Lewis L. Drill (May 9, 1877 – July 4, 1969) was an American baseball player, baseball manager, and lawyer. He played professional baseball as a catcher for eight years from 1902 to 1909, including four years in Major League Baseball with the Washington Senators (1902–1904), Baltimore Orioles (1902) and Detroit Tigers (1904–1905). In 293 major league games, Drill compiled a .258 batting average and a .353 on-base percentage. He also served as the manager of the Terre Haute Hottentots in 1908. He later served as the United States Attorney for Minnesota from 1929 to 1931.

==Early years==
Drill was born in Browerville, Minnesota, in 1877. He attended Georgetown University in Washington, D.C., and Hamline University in St. Paul, Minnesota. He was the catcher for the Georgetown baseball team.

==Professional baseball==
Drill began his professional baseball career in 1902 as a catcher for the Washington Senators and Baltimore Orioles. He compiled a .262 batting average in 73 games during the 1902 season. He returned to the Senators in 1903 and 1904.

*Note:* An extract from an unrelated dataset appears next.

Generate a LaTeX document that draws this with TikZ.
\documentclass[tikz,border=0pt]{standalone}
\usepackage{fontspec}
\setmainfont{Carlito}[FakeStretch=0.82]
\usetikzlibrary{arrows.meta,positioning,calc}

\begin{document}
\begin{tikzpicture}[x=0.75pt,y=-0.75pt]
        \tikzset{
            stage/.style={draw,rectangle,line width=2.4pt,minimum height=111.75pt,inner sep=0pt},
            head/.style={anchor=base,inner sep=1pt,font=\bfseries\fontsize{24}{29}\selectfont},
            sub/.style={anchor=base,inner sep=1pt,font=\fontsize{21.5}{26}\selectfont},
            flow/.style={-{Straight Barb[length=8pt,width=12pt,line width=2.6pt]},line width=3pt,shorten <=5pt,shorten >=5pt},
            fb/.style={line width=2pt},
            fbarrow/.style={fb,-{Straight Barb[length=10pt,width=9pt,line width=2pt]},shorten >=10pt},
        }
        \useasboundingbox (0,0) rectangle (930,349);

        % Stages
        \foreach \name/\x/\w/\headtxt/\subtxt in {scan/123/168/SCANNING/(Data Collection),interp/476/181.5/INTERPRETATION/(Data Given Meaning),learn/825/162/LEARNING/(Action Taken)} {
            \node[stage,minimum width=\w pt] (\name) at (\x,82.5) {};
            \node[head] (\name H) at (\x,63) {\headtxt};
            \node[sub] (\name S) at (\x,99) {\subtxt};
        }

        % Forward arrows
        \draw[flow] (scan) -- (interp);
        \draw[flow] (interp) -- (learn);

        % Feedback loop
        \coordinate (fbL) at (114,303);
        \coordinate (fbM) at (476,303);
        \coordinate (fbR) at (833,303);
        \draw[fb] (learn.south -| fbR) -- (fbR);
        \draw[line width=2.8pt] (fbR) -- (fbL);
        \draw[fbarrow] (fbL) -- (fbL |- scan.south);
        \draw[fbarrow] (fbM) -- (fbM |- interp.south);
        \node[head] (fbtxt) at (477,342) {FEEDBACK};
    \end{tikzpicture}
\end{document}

Drill joined the Detroit Tigers in July 1904. During the 1904 and 1905 seasons, he appeared in 123 games for the Tigers and compiled a .253 batting average and a .353 on-base percentage. According to a letter in the Detroit Tiger records in the Detroit public library Frank Navin, secretary and future owner of the Detroit Tigers, offered him a contract for the 1906 season. Drill, who was making more money as a lawyer turned down the offer.

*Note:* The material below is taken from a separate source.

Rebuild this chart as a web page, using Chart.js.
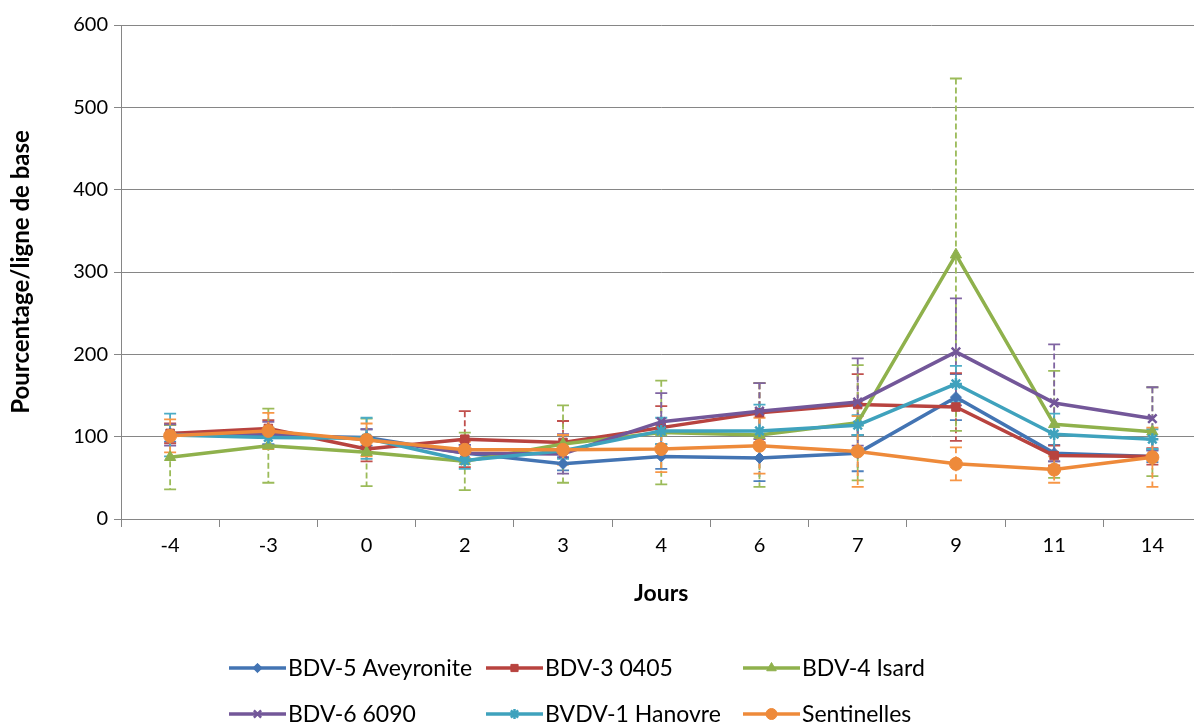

In 293 major league games, Drill had a .258 batting average and .353 on-base percentage. His .359 on-base percentage in 1904 was the sixth highest in the American League.

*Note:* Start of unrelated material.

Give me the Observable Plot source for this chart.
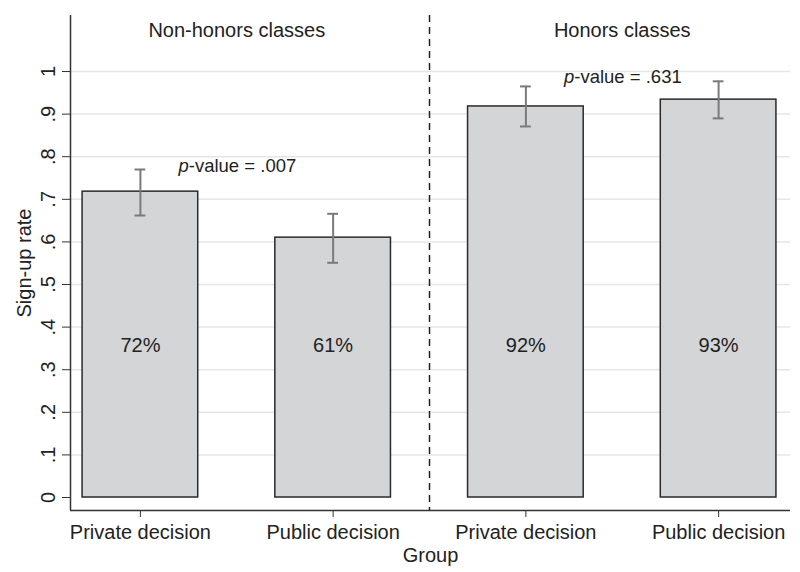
<!DOCTYPE html>
<html><head><meta charset="utf-8">
<script src="https://cdn.jsdelivr.net/npm/d3@7"></script>
<script src="https://cdn.jsdelivr.net/npm/@observablehq/plot@0.6"></script>
<style>body{margin:0;background:#fff;} #chart svg{display:block;}</style>
</head><body><div id="chart"></div>
<script>
// ---- data ----
const panelTitles = ["Non-honors classes", "Honors classes"];
const categories = ["Private decision", "Public decision", "Private decision", "Public decision"];
const rates = [0.718, 0.610, 0.918, 0.934];
const ciLow = [0.662, 0.551, 0.871, 0.890];
const ciHigh = [0.770, 0.666, 0.965, 0.977];
const pctLabels = ["72%", "61%", "92%", "93%"];
const pValues = [".007", ".631"];
const yTicks = [0, 0.1, 0.2, 0.3, 0.4, 0.5, 0.6, 0.7, 0.8, 0.9, 1];
const yTickLabels = ["0", ".1", ".2", ".3", ".4", ".5", ".6", ".7", ".8", ".9", "1"];

// ---- derived tables ----
const rows = categories.map((c, k) => ({i: k + 1, cat: c, rate: rates[k], lo: ciLow[k], hi: ciHigh[k], pct: pctLabels[k]}));
const panels = panelTitles.map((t, k) => ({x: 2 * k + 1.5, title: t, p: pValues[k]}));
const pY = [0.777, 0.986];

const xDom = [0.6373, 4.373];
const yDom = [-0.0305, 1.1315];
const ink = "#222";

const chart = Plot.plot({
  width: 800,
  height: 572,
  marginLeft: 70,
  marginRight: 10,
  marginTop: 15,
  marginBottom: 62,
  style: {fontFamily: "'Liberation Sans', Arial, Helvetica, sans-serif", fontSize: "20px", color: ink, background: "#fff"},
  x: {domain: xDom, axis: null},
  y: {domain: yDom, axis: null},
  marks: [
    Plot.ruleY(yTicks.filter(d => d > 0), {stroke: "#e6e6e6", strokeWidth: 1.5}),
    Plot.ruleX([2.5], {stroke: ink, strokeWidth: 1.5, strokeDasharray: "7,5"}),
    Plot.ruleX([xDom[0]], {stroke: "#333", strokeWidth: 1.5}),
    Plot.ruleY([yDom[0]], {stroke: "#333", strokeWidth: 1.5}),
    Plot.rectY(rows, {x1: d => d.i - 0.3, x2: d => d.i + 0.3, y1: 0, y2: "rate", fill: "#d4d5d7", stroke: "#2a2a2a", strokeWidth: 1.5}),
    Plot.ruleX(rows, {x: "i", y1: "lo", y2: "hi", stroke: "#7a7a7a", strokeWidth: 2}),
    Plot.ruleY(rows, {y: "lo", x1: d => d.i - 0.028, x2: d => d.i + 0.028, stroke: "#7a7a7a", strokeWidth: 2}),
    Plot.ruleY(rows, {y: "hi", x1: d => d.i - 0.028, x2: d => d.i + 0.028, stroke: "#7a7a7a", strokeWidth: 2}),
    Plot.text(rows, {x: "i", y: 0.357, text: "pct", fontSize: 20, fill: ink}),
    Plot.text(panels, {x: "x", y: 1.096, text: "title", fontSize: 20, fill: ink}),
    Plot.text(panels, {x: "x", y: (d, k) => pY[k], text: () => "p", fontStyle: "italic", fontSize: 18.5, textAnchor: "end", dx: -48, fill: ink}),
    Plot.text(panels, {x: "x", y: (d, k) => pY[k], text: d => "-value = " + d.p, fontSize: 18.5, textAnchor: "start", dx: -48, fill: ink}),
    Plot.axisX({ticks: [1, 2, 3, 4], tickFormat: i => categories[i - 1], tickSize: 7, tickPadding: 7, fontSize: 20, stroke: "#333", fill: ink, label: null}),
    Plot.axisY({ticks: yTicks, tickFormat: (d, k) => yTickLabels[k], tickSize: 8, tickPadding: 8, tickRotate: -90, fontSize: 20, stroke: "#333", fill: ink, label: null}),
    Plot.text(["Sign-up rate"], {frameAnchor: "left", textAnchor: "middle", lineAnchor: "middle", rotate: -90, dx: -46, fontSize: 20, fill: ink}),
    Plot.text(["Group"], {frameAnchor: "bottom", textAnchor: "middle", lineAnchor: "middle", dy: 45, fontSize: 20, fill: ink})
  ]
});
document.getElementById("chart").appendChild(chart);
</script>
</body></html>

Although his major league career ended in 1905, he continued playing in the minor leagues for another four years with the St. Paul Saints (1906), Pueblo Indians (1907), Terre Haute Hottentots (1908), and Superior Blues (1909). He also served as the manager of Terre Haute in 1908 and then for the Monmouth Browns (Illinois-Missouri League) in 1910.

==Later years==
Drill was a lawyer. Even during his playing career, he was a member of the Drill, Downing and Drill Law Collectors firm in St. Paul, Minnesota, attending to business during the winter months. He later became district attorney from 1929 to 1931 and the United States Attorney for Minnesota. He died in 1969 in St. Paul at age 92.